Clinical surveillance:

Routine ABI is advised promptly after the intervention to establish a baseline for future observation. After surgical revascularization, duplex ultrasonography is used for surveillance. There is debate on the best and most cost-effective way of surveillance. Although the time of assessment following peripheral revascularization has been addressed retrospectively, there are currently no prospective randomized data to advise therapy.

According to the American Heart Association, restenosis most commonly occurs between 3 and 6 months after an intervention, so clinical follow-up for recurrent signs or symptoms of restenosis is typically scheduled for 1 to 3 months after the intervention, then every 6 months for 1 year, then at longer intervals. The precise timing and frequency of surveillance are not consistent and should be adapted to significant factors such as the presenting clinical illness, the complexity of the intervention done, and the anatomy addressed.

Surveillance includes asking about recurring symptoms, adhering to medical therapy and a supervised walking program, as well as optimizing general cardiovascular risk factors. The physical examination focuses on the quality of all pulses, the perfusion of the lower extremities, and tissue integrity. The ABI offers a rapid in-office assessment of infra-inguinal patency, although more advanced procedures such as segmental leg pressures, pulse volume recordings, and duplex ultrasonography may also aid in the detection of early restenosis.

 

Conclusion

Endovascular procedures for the treatment of acute ischemic stroke (AIS) are a rapidly emerging area with constantly improving instruments and expanding indications. In comparison to prior research, recanalization rates appear to be increasing in more recent investigations. The existing data on stent retrievers reveal promising results, including better and faster recanalization rates, maybe superior short-term outcomes when compared to other reported endovascular devices, and mortality and Intra Cerebral Hemorrhage rates comparable to prior neuro-interventional trials.

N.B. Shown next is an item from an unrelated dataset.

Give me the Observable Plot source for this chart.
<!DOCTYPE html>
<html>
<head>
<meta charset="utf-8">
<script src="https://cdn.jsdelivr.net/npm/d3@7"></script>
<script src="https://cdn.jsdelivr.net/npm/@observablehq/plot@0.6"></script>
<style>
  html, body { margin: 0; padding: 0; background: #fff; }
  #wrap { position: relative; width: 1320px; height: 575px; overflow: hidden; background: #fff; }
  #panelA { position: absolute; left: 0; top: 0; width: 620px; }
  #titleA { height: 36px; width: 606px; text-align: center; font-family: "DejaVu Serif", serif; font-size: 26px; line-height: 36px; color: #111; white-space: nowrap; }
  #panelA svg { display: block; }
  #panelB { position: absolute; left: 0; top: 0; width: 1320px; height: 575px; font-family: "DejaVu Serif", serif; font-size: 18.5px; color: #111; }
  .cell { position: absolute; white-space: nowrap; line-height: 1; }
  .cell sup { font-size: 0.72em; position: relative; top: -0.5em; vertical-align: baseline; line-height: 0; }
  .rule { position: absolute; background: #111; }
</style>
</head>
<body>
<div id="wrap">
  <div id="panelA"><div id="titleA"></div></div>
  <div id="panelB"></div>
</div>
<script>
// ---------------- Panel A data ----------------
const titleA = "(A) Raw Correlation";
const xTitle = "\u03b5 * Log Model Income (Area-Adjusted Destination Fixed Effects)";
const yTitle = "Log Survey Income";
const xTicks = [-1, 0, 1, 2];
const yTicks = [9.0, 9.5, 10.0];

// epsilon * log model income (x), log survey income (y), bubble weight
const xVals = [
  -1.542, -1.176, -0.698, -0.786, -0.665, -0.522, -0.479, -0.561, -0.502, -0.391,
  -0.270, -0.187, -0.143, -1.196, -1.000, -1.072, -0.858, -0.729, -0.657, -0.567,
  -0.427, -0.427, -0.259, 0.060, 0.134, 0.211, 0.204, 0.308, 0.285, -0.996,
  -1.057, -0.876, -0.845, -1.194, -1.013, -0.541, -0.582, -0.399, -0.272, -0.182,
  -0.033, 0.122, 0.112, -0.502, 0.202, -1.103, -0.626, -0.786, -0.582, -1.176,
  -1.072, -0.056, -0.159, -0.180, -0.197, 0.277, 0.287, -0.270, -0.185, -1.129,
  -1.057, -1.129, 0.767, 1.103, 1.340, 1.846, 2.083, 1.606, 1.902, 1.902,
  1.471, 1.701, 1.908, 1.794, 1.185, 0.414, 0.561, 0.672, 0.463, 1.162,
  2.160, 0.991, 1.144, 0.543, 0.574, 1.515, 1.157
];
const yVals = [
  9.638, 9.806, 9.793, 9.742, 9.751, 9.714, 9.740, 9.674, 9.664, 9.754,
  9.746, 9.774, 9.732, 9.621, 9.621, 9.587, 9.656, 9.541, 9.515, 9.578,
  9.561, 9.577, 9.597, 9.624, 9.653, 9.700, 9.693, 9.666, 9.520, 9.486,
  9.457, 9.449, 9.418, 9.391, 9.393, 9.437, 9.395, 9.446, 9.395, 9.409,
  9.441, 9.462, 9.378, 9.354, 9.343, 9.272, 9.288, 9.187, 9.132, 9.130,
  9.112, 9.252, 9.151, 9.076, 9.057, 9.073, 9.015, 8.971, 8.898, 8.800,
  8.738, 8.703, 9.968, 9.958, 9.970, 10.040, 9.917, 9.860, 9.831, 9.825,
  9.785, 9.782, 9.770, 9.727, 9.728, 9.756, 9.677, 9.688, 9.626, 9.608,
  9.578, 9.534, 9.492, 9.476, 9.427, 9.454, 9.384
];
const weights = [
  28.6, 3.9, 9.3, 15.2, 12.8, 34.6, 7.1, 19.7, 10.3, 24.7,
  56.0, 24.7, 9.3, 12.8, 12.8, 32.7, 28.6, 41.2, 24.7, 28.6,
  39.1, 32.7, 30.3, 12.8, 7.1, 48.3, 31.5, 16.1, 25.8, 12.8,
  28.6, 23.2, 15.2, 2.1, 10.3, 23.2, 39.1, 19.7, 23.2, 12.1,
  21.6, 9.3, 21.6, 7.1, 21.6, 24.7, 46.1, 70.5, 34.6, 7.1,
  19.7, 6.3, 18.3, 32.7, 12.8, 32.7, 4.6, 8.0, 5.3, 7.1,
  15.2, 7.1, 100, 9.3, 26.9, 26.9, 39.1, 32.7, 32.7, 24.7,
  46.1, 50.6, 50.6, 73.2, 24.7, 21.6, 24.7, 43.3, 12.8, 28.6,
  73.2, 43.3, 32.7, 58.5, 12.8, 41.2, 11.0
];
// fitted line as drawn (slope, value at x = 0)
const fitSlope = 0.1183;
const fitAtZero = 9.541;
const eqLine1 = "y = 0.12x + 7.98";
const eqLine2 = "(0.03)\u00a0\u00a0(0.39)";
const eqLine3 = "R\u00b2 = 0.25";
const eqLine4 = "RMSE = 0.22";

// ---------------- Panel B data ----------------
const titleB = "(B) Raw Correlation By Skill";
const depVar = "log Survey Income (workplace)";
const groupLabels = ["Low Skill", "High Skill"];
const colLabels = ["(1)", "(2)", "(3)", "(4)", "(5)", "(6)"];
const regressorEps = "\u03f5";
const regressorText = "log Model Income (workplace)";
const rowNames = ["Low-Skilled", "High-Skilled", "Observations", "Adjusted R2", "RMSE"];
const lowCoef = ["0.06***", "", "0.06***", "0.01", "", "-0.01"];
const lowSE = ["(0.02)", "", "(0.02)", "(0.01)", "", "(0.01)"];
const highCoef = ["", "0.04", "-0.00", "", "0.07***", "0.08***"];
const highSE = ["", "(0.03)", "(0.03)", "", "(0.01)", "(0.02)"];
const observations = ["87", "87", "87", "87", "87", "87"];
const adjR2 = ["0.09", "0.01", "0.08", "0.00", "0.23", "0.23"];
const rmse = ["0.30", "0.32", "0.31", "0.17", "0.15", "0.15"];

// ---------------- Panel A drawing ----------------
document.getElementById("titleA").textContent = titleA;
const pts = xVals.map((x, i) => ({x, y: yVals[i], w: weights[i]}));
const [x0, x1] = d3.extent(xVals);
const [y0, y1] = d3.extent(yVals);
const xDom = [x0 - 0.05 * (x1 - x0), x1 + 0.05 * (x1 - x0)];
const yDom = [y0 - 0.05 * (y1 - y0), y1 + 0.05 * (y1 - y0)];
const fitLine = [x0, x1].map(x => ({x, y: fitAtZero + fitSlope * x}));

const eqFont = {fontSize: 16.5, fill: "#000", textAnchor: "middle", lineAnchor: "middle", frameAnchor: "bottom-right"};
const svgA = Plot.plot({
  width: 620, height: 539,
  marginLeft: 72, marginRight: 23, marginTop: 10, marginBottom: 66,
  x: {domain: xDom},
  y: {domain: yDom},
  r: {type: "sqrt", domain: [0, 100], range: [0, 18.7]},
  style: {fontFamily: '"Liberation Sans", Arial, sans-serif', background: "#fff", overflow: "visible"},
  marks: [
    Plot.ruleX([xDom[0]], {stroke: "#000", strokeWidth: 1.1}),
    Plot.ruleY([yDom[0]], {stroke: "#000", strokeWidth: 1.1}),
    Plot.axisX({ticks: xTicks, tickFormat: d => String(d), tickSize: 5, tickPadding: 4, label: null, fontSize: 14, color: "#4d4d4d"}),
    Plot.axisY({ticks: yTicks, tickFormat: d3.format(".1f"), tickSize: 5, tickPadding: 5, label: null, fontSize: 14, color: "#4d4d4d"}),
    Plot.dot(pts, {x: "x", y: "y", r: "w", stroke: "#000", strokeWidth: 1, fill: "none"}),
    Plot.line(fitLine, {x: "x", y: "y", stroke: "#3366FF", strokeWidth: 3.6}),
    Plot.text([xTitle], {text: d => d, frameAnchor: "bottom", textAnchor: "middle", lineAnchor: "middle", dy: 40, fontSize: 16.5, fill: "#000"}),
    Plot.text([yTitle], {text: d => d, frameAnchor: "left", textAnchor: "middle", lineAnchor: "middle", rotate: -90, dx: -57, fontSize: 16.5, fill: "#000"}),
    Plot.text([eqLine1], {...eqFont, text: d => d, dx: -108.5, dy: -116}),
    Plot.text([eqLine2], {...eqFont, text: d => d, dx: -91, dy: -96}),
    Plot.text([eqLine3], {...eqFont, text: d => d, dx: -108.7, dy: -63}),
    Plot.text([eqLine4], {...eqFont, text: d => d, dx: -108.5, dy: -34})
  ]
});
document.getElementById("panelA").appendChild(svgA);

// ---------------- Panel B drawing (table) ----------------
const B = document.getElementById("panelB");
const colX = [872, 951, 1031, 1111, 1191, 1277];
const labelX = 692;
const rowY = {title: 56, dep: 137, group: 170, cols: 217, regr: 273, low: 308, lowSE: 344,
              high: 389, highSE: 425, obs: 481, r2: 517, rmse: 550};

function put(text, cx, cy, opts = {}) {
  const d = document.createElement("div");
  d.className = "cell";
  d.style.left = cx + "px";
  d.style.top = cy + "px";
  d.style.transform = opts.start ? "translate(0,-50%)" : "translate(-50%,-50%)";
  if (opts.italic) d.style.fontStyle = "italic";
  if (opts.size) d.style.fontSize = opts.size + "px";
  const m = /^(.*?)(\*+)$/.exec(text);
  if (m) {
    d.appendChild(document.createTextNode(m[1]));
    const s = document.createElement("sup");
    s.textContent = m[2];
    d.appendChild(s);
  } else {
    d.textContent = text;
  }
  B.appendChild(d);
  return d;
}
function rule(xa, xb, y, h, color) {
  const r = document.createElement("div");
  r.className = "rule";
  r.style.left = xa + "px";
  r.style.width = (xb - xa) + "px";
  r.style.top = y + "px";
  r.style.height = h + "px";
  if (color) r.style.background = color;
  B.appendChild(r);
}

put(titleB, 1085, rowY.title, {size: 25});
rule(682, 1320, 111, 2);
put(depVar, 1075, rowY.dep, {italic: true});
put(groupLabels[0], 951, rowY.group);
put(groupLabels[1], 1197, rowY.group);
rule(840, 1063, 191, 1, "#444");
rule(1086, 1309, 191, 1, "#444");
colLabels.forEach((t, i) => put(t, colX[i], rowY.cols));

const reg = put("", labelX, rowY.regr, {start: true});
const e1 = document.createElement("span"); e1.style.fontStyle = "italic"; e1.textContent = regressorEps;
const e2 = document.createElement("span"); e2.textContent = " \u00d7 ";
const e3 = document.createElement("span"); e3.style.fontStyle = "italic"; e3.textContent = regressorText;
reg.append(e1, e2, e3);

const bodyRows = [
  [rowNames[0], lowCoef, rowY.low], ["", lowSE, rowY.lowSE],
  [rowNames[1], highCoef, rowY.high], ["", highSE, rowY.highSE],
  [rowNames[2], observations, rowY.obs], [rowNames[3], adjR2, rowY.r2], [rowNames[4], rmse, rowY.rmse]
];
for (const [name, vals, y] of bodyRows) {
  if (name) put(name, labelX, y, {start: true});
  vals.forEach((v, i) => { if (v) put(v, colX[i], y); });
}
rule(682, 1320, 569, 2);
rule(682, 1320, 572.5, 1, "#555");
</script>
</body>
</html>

Over the last several decades, amazing technological advancements have led to an increase in the utilization of endovascular treatment to treat lower extremities peripheral occlusive artery disease of increasing severity. As a result, open surgical revascularization has given place to percutaneous endovascular treatment as a first option. Although multiple potential treatment devices and procedures exist in various stages of clinical validation, the usage of a preliminary endovascular approach is anticipated to grow as clinical results from such a strategy improve and best practices become more widely communicated.